Maybe it just took six-and-a-half games for the lopsided balloon to finally burst, but burst it did, the Spurs shooting 68.4 percent in the half and sharp-shooting their way to a 29-point lead.
Maybe it just took time for Carlisle's X's-and-O's - Spurs coach Gregg Popovich remarked that Rick's chess moves "confounded" him - to be overcome by Pop's Jimmys and Joes.
Tony Parker (a game-high 32 points on 11-of-19 shooting, much if those on dazzling layups) was unanswerable. Manu Ginobili (20 points, five assists and six steals) left Mavs fans bitching about his floppiness because we had so little else to say. Tim Duncan (15 points on 7-of-8 shooting) played as if he could've given Pop a full 48 robotically-effective minutes... but that was hardly necessary.
Carlisle pushed buttons at a furious pace. He got a technical for protesting Manu-as-thespian. He started the second half playing SmallBall featuring Nowitzki and three littles (and for a moment, it gave Dallas life as they shaved the deficit to 14). He made sure Dirk (22 points) and Monta (12 points) got fed plenty.
But the Mavs' generally-terrific 1-2 punch combined to misfire at a rate of 11-of-32.
No. 1 seeds under the present playoff system are now 57-5 in the first round. There is a reason for that: No. 1 seeds are better than No. 8 seeds. but the Mavs did enough to convince me - and themselves - that this wasn't your run-of-the-treadmill-of-mediocrity eight-seed.
This was a club that struggled to hold big leads all year (and again in Game 1 loss at San Antonio that they'd surely like a mulligan on). This was a club that truly needed "everybody to be go-to guys," as Rick likes to say - and was therefore hurt by the ejection-absence of DeJuan Blair in Game 4 and 5 losses. This was a club that entered the series with the dubious distinction of having lost nine straight games to the Spurs by an average of 14.8 points per.
The rivalry had died.
But then the bar of expectations was raised.
Raised because in this era Dallas entered Sunday with a 4-0 record in Game 7's. Raised because the management style of owner Mark Cuban works in a contagious manner that causes those around the "lucky billionaire" to believe in concepts like his "Why Not Us?" and, much more quietly, Monta's "We're Destined To Win This MF'er." Raised because this program and its Dirk-led championship pedigree simply cannot be 14.8 points worse than a foe.
And yet here they sit... in the end and officially... 23 points inferior to the Spurs.
"We got hit by a tidal wave," Carlisle said. "They had their best game. They are the best of the best."
Dallas isn't that, yet the bar of expectations now becomes an axis around which the Mavs world keeps spinning.
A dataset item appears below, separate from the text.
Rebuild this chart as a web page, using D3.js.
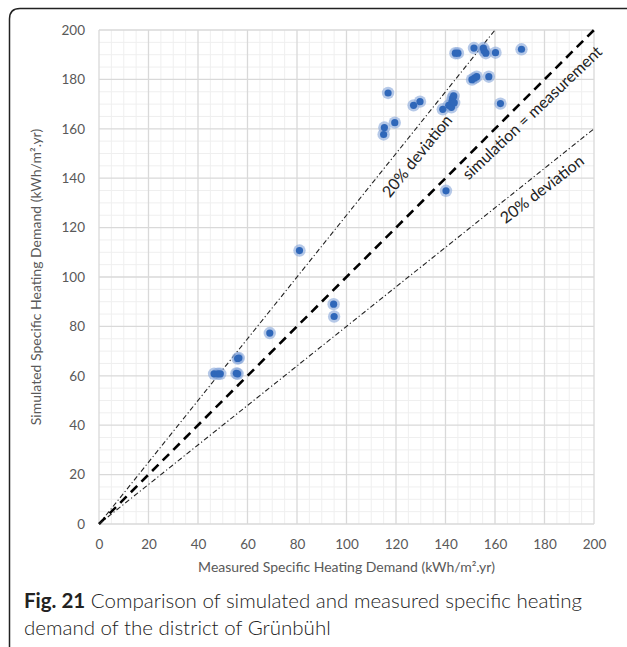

Thoughts of 2014-15 acquisitions will be broached. (Here's your early primer for that, David Lord's breakdown of the $31 million Dallas might have to spend in free agency.)
People inside the Mavs will inevitably talk of the wonderful magic this "Why Not Us?" group can create if allowed another grab of the wand.
"I think if we keep this team together, we're going to make a lot of noise next year," Monta said, echoing comments from Cuban and Carlisle mentioning the value of "continuity."
But in truth, this same exact team cannot be kept together because this same exact team isn't good enough. Upon big-picture reflection and graciousness aside, all involved - the 20 million people, the 20,000 people and the 20 people, too - will realize that.
Thinking otherwise?
That would simply push the bar of expectations far lower than where it must be.